Post-campus eviction, there’s no better place on the internet for Harvard students to revel in college nostalgia than the Harvard Confessions Facebook page. Advertised as a place for “your deepest secrets,” the page allows students to anonymously post hopes, memories, regrets, frustrations, and anything else rant-worthy. Mid-lockdown, I started following the page, and feeling slightly delirious from isolation and likely overly sentimental, I admittedly found myself living vicariously through these angsty snippets of college life. Some posts told of moments from CVS or J.P. Licks and chance encounters in Harvard Square. Others mourned the loss of staring down dining hall crushes daily – crushes that posters claimed would have blossomed into beautiful relationships if only time had allowed. And some reminisced watching the sun come up from a Lamont Library window after a night of intense stress and study, which now in hindsight seems quite charming. These lighthearted recollections and other ironic, even nonsensical posts would make me laugh and uplift me – even if just momentarily – during dreary days of Zoom and banana bread baking.

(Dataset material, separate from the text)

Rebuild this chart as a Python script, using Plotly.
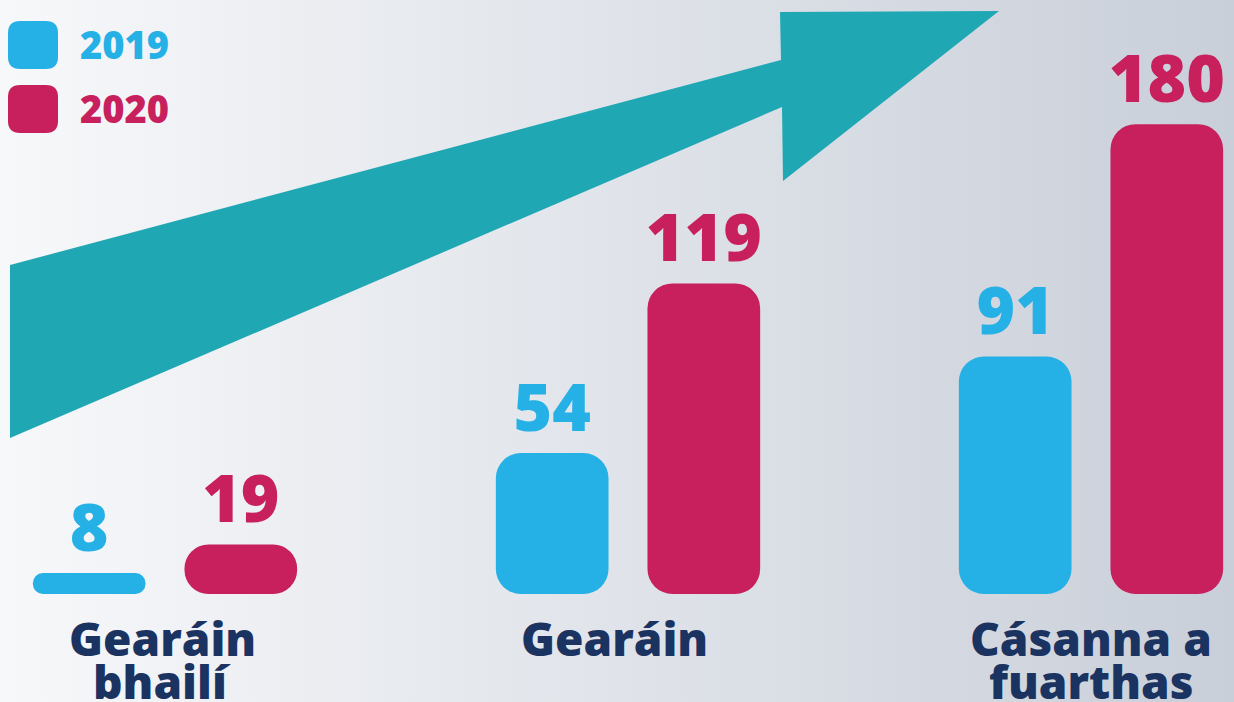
import base64
import plotly.graph_objects as go

# ---------------- data ----------------
categories = ["Gearáin bhailí", "Gearáin", "Cásanna a fuarthas"]
category_lines = [["Gearáin", "bhailí"], ["Gearáin"], ["Cásanna a", "fuarthas"]]
series_names = ["2019", "2020"]
values_2019 = [8, 54, 91]
values_2020 = [19, 119, 180]

# ---------------- style ----------------
W, H = 1234, 702
MB = 108
PH = H - MB
BLUE = "#26b1e6"
RED = "#c7205c"
TEAL = "#1fa8b4"
NAVY = "#1b3361"
FONT = "Open Sans"
colors = [BLUE, RED]
series_values = [values_2019, values_2020]
label_xshift = [-3, -14, 0]


def px_x(p):
    return p / W


def px_y(p):
    return (PH - p) / PH


fig = go.Figure()

for name, vals, col in zip(series_names, series_values, colors):
    fig.add_trace(go.Bar(
        x=categories, y=vals, base=[0] * len(vals), name=name,
        offsetgroup=name, marker=dict(color=col, cornerradius=25, line=dict(width=0)),
        text=[str(v) for v in vals], textposition="outside",
        textfont=dict(family=FONT, size=66, color=col, weight=800),
        constraintext="none", cliponaxis=False, showlegend=False,
        hovertemplate="%{x}: %{y}<extra>" + name + "</extra>",
    ))

# background gradient
svg = (
    "<svg xmlns='http://www.w3.org/2000/svg' width='1234' height='702' preserveAspectRatio='none'>"
    "<defs><linearGradient id='g' x1='0' y1='0' x2='1' y2='0'>"
    "<stop offset='0' stop-color='#f7f8fa'/><stop offset='1' stop-color='#c9cfd9'/>"
    "</linearGradient></defs><rect width='1234' height='702' fill='url(#g)'/></svg>"
)
src = "data:image/svg+xml;base64," + base64.b64encode(svg.encode()).decode()

shapes = []
# arrow
arrow_px = [(10, 265), (781, 60), (780, 12), (999, 11), (783, 181), (782, 107), (10, 438)]
path = "M " + " L ".join(f"{px_x(a):.5f},{px_y(b):.5f}" for a, b in arrow_px) + " Z"
shapes.append(dict(type="path", xref="paper", yref="paper", path=path,
                   fillcolor=TEAL, line=dict(width=0), layer="below"))


def rrect(x0, y0, x1, y1, r):
    rx, ry = r / W, r / PH
    X0, X1 = px_x(x0), px_x(x1)
    Y0, Y1 = px_y(y0), px_y(y1)  # Y0 top (greater), Y1 bottom
    return (f"M {X0+rx},{Y0} L {X1-rx},{Y0} Q {X1},{Y0} {X1},{Y0-ry} "
            f"L {X1},{Y1+ry} Q {X1},{Y1} {X1-rx},{Y1} L {X0+rx},{Y1} "
            f"Q {X0},{Y1} {X0},{Y1+ry} L {X0},{Y0-ry} Q {X0},{Y0} {X0+rx},{Y0} Z")


legend_rows = [(21, 69), (85, 133)]
annotations = []
for name, col, (t, b) in zip(series_names, colors, legend_rows):
    shapes.append(dict(type="path", xref="paper", yref="paper", path=rrect(8, t, 58, b, 12),
                       fillcolor=col, line=dict(width=0)))
    annotations.append(dict(x=px_x(78), y=px_y((t + b) / 2 - 1), xref="paper", yref="paper",
                            xanchor="left", yanchor="middle", text=name, showarrow=False,
                            font=dict(family=FONT, size=38, color=col, weight=800)))

line_y = [px_y(638), px_y(681)]
for cat, lines, xs in zip(categories, category_lines, label_xshift):
    for i, ln in enumerate(lines):
        annotations.append(dict(x=cat, y=line_y[i], xref="x", yref="paper", xshift=xs,
                                xanchor="center", yanchor="middle", text=ln, showarrow=False,
                                font=dict(family=FONT, size=46, color=NAVY, weight=800)))

fig.update_layout(
    width=W, height=H,
    margin=dict(l=0, r=0, t=0, b=MB, pad=0),
    paper_bgcolor="#e0e3e9", plot_bgcolor="rgba(0,0,0,0)",
    barmode="group", bargap=0.345, bargroupgap=0.257,
    xaxis=dict(type="category", range=[-165 / 463, (W - 165) / 463], visible=False,
               showgrid=False, zeroline=False, fixedrange=True),
    yaxis=dict(range=[0, PH / 2.61], visible=False, showgrid=False, zeroline=False,
               fixedrange=True),
    showlegend=False,
    shapes=shapes,
    annotations=annotations,
    images=[dict(source=src, xref="paper", yref="paper", x=0, y=1, sizex=1,
                 sizey=H / PH, xanchor="left", yanchor="top", sizing="stretch",
                 layer="below")],
    font=dict(family=FONT),
)

fig.write_html(
    "out.html",
    config={"displayModeBar": False},
    post_script="document.body.style.margin='0';document.body.style.overflow='hidden';",
)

But as I continued scrolling, other posts snapped me out of this romanticized Harvard. Posts recounting on-campus loneliness, isolation before quarantine, relationships or acquaintances lost to distance (but which couldn’t be recuperated for fear of looking “desperate”), academic failures, and social anxieties came up all too often. Some posters were angry that their political views were being dismissed, that beliefs they held weren’t in line with those of their friends, that they urgently needed to “shout into the void.” Some of the more concerning posts even expressed suicidal thoughts, descriptions of sexual assault, and abusive relationships. In all posts, though, what stood out most was that Harvard students were tremendously afraid to confess their truths and vulnerabilities without the safety of online anonymity. They didn’t want to speak directly to each other; they wanted to be heard free of judgement. And with a following of well over 3,000 people, the page is not just for a struggling minority. Our community members are paying attention — and they’re most likely relating to some of the content, too.